What if we didn't pay the bribe?

Financial institutions should note that under the corporate offence provision in the Act they can be found guilty not only for the failure to prevent a bribe being paid directly but also a bribe paid indirectly by an entity or person performing services on its behalf (an 'associated person').

This is clearly a key area of risk as many financial institutions use third parties such as sales introducers to obtain business. The 'associated' entity or person need have no link whatsoever with the UK for an offence to be committed.

Although the definition of 'associated' is quite vague, the effect is clear; institutions need to ensure that, when engaging third parties to perform some kind of service or entering into business with partners, they have appropriate procedures in place to ensure that the third party's compliance with UK law is similarly rigorous and that the compliance of the third party is monitored on an ongoing basis.

What is the extra-territorial effect of the new Act?

It should also be noted that the Act has far reaching implications for financial institutions that have operations beyond the UK. The corporate offence applies to any corporate or partnership, wherever registered or incorporated, so long as it conducts part of its business (no matter how small) in the UK.

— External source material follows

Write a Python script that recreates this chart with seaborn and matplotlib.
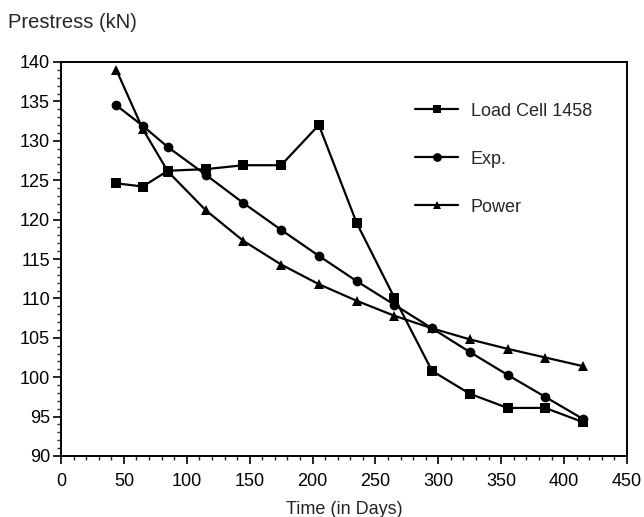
import pandas as pd
import matplotlib
matplotlib.use("Agg")
import matplotlib.pyplot as plt
from matplotlib.ticker import MultipleLocator
import seaborn as sns

# values
days = [44, 65, 85, 115, 145, 175, 205, 235, 265, 295, 325, 355, 385, 415]
load_cell = [124.6, 124.2, 126.2, 126.4, 126.9, 126.9, 132.0, 119.6, 110.1, 100.8, 97.9, 96.1, 96.1, 94.3]
exp_fit = [134.5, 131.9, 129.2, 125.7, 122.1, 118.7, 115.4, 112.2, 109.2, 106.2, 103.2, 100.3, 97.5, 94.7]
power_fit = [139.0, 131.5, 126.1, 121.2, 117.3, 114.3, 111.8, 109.7, 107.8, 106.2, 104.8, 103.6, 102.5, 101.4]
series_names = ["Load Cell 1458", "Exp.", "Power"]

df = pd.DataFrame({
    "day": days * 3,
    "prestress": load_cell + exp_fit + power_fit,
    "series": [series_names[0]] * len(days) + [series_names[1]] * len(days) + [series_names[2]] * len(days),
})

sns.set_theme(style="ticks")
plt.rcParams["font.family"] = ["Liberation Sans", "DejaVu Sans"]

fig = plt.figure(figsize=(6.44, 5.17), dpi=100)
ax = fig.add_axes([61 / 644, 1 - 456 / 517, (627 - 61) / 644, (456 - 62) / 517])

sns.lineplot(data=df, x="day", y="prestress", hue="series", style="series",
             palette=["black"] * 3, markers=["s", "o", "^"], dashes=False,
             markersize=7, linewidth=1.6, markeredgewidth=0, ax=ax)

ax.set_xlim(0, 450)
ax.set_ylim(90, 140)
ax.xaxis.set_major_locator(MultipleLocator(50))
ax.xaxis.set_minor_locator(MultipleLocator(10))
ax.yaxis.set_major_locator(MultipleLocator(5))
ax.yaxis.set_minor_locator(MultipleLocator(1))
ax.tick_params(which="major", length=6, width=1.2, labelsize=13, colors="black",
               direction="out", pad=2)
ax.tick_params(axis="x", which="major", pad=6)
ax.tick_params(which="minor", length=3, width=1, direction="out")
for s in ax.spines.values():
    s.set_linewidth(1.4)
    s.set_color("black")

ax.set_xlabel("Time (in Days)", fontsize=13, labelpad=8)
ax.set_ylabel("")
fig.text(8 / 644, 1 - 22 / 517, "Prestress (kN)", fontsize=14.5, va="center", ha="left")

leg = ax.legend(loc="upper right", bbox_to_anchor=(0.967, 0.938), frameon=False,
                fontsize=13, handlelength=2.4, handletextpad=0.7, labelspacing=1.72,
                markerscale=0.9)

fig.savefig("out.png", dpi=100)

The offence itself can take place outside or inside the UK. This means a financial institution must ensure that not only its UK operations, but its entire global operations, are operating to the standard required by UK law. There is no scope for any aspect of the anti-corruption programme to get lost in translation between the UK and an overseas operation. If adequate procedures are not fully implemented across global operations, the financial institution may be exposing itself to significant risk.

The Foreign Corrupt Practices Act (FCPA) and the UK Bribery Act

The US Foreign Corrupt Practices Act (FCPA) led many institutions to implement anti-bribery frameworks but they should be aware that the new UK legislation goes further than the FCPA in several areas. Some of these key areas are outlined in Figure 1 below. As a result of these differences, even institutions with experience of ensuring FCPA compliance should revisit their anti-corruption frameworks to ensure compliance with UK law.

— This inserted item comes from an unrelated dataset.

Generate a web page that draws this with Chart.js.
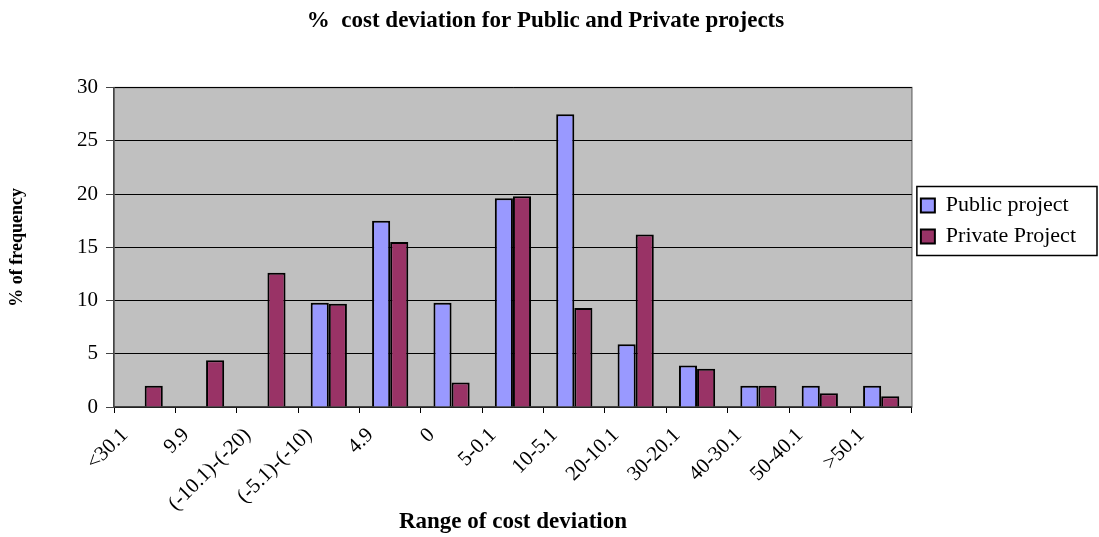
<!DOCTYPE html>
<html lang="en">
<head>
  <meta charset="UTF-8">
  <title>% cost deviation for Public and Private projects</title>
  <script src="https://cdn.jsdelivr.net/npm/chart.js"></script>
  <style>
    html, body { margin: 0; padding: 0; background: #fff; }
    #wrap { width: 1099px; height: 537px; }
  </style>
</head>
<body>
<div id="wrap"><canvas id="chart" width="1099" height="537"></canvas></div>

<script>
const categories = ['<30.1', '9.9', '(-10.1)-(-20)', '(-5.1)-(-10)', '4.9', '0', '5-0.1',
                    '10-5.1', '20-10.1', '30-20.1', '40-30.1', '50-40.1', '>50.1'];
const publicValues  = [0, 0, 0, 9.8, 17.5, 9.8, 19.6, 27.5, 5.9, 3.9, 2, 2, 2];
const privateValues = [2, 4.4, 12.6, 9.7, 15.5, 2.3, 19.8, 9.3, 16.2, 3.6, 2, 1.3, 1.0];
const yTicks = [0, 5, 10, 15, 20, 25, 30];

const serif = '"Liberation Serif", "Times New Roman", serif';

// grey plot area with a thin frame, like the old Excel charts
const plotBg = {
  id: 'plotBg',
  beforeDraw(chart) {
    const { ctx, chartArea: a } = chart;
    ctx.save();
    ctx.fillStyle = '#c0c0c0';
    ctx.fillRect(a.left, a.top, a.right - a.left, a.bottom - a.top);
    ctx.strokeStyle = '#808080';
    ctx.lineWidth = 1.5;
    ctx.strokeRect(a.left, a.top, a.right - a.left, a.bottom - a.top);
    ctx.restore();
  }
};

// move the legend up a bit and put a box round it
const legendBox = {
  id: 'legendBox',
  afterLayout(chart) {
    const lg = chart.legend;
    const h = lg.bottom - lg.top;
    const mid = 221;
    lg.top = mid - h / 2;
    lg.bottom = mid + h / 2;
  },
  afterDraw(chart) {
    const lg = chart.legend;
    const hb = lg.legendHitBoxes;
    if (!hb || !hb.length) return;
    const top = Math.min(...hb.map(b => b.top)) - 8;
    const bottom = Math.max(...hb.map(b => b.top + b.height)) + 8;
    const left = chart.chartArea.right + 5;
    const ctx = chart.ctx;
    ctx.save();
    ctx.strokeStyle = '#000';
    ctx.lineWidth = 1.5;
    ctx.strokeRect(left, top, chart.width - 2 - left, bottom - top);
    ctx.restore();
  }
};

// no outline on empty bars
const barBorder = c => (c.raw ? 2 : 0);

new Chart(document.getElementById('chart'), {
  type: 'bar',
  data: {
    labels: categories,
    datasets: [
      { label: 'Public project', data: publicValues, backgroundColor: '#9999ff',
        borderColor: '#000', borderWidth: barBorder },
      { label: 'Private Project', data: privateValues, backgroundColor: '#993366',
        borderColor: '#000', borderWidth: barBorder }
    ]
  },
  options: {
    responsive: false,
    animation: false,
    layout: { padding: { left: 5, right: 13, top: 0, bottom: 0 } },
    datasets: { bar: { categoryPercentage: 0.59, barPercentage: 1.0 } },
    plugins: {
      title: {
        display: true,
        text: '%  cost deviation for Public and Private projects',
        color: '#000',
        font: { family: serif, size: 23, weight: 'bold' },
        padding: { top: 7, bottom: 53 }
      },
      legend: {
        position: 'right',
        fullSize: false,
        labels: {
          color: '#000',
          font: { family: serif, size: 22 },
          boxWidth: 14,
          boxHeight: 14,
          padding: 9,
          generateLabels(chart) {
            return chart.data.datasets.map((ds, i) => ({
              text: ds.label,
              fillStyle: ds.backgroundColor,
              strokeStyle: '#000',
              lineWidth: 2,
              hidden: !chart.isDatasetVisible(i),
              datasetIndex: i,
              fontColor: '#000'
            }));
          }
        }
      },
      tooltip: { enabled: false }
    },
    scales: {
      x: {
        afterFit(s) { s.height = 130; },
        grid: { offset: true, drawOnChartArea: false, drawTicks: true, tickLength: 6, color: '#000' },
        border: { color: '#444', width: 1.5 },
        ticks: {
          color: '#000',
          font: { family: serif, size: 21 },
          maxRotation: 45,
          minRotation: 45,
          autoSkip: false,
          labelOffset: -20,
          padding: 10
        },
        title: {
          display: true,
          text: 'Range of cost deviation',
          color: '#000',
          font: { family: serif, size: 23, weight: 'bold' },
          padding: { top: 4, bottom: 1 }
        }
      },
      y: {
        min: 0,
        max: 30,
        afterFit(s) { s.width = 109; },
        afterBuildTicks(s) { s.ticks = yTicks.map(v => ({ value: v })); },
        grid: { color: '#000', lineWidth: 1, tickLength: 8, tickColor: '#444' },
        border: { color: '#444', width: 1.5 },
        ticks: {
          color: '#000',
          font: { family: serif, size: 21 },
          padding: 8
        },
        title: {
          display: true,
          text: '% of frequency',
          color: '#000',
          font: { family: serif, size: 18, weight: 'bold' },
          padding: { top: 2, bottom: 0 }
        }
      }
    }
  },
  plugins: [plotBg, legendBox]
});
</script>
</body>
</html>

Increased regulatory focus on, and appetite for, anti-corruption

The FSA's Business Plan published in March this year, clearly sets out anti-corruption as a key financial crime priority for 2010 and beyond. In 2010 the FSA are planning a themed corruption review on investment banking that will likely incorporate private equity activity and are also planning to continue their themed work from 2009 on insurance brokers.

The FSA imposed its largest ever fine of Ł5.25million (the first relating to corruption) in January 2009 against an insurance broker for breach of Principle 3 for 'failing to take reasonable care to organise and control its affairs responsibly and effectively with adequate risk management systems'.

No bribery was proven; the broker simply failed to implement and maintain effective systems and controls for countering the risks of bribery and corruption in its business, in particular around making payments to overseas third parties who assisted it to win business. A primary driver of this fine was to provide a credible deterrent and encourage other firms across the financial services sector to raise standards of conduct in this area. We expect further FSA enforcement actions to follow in this area in the future.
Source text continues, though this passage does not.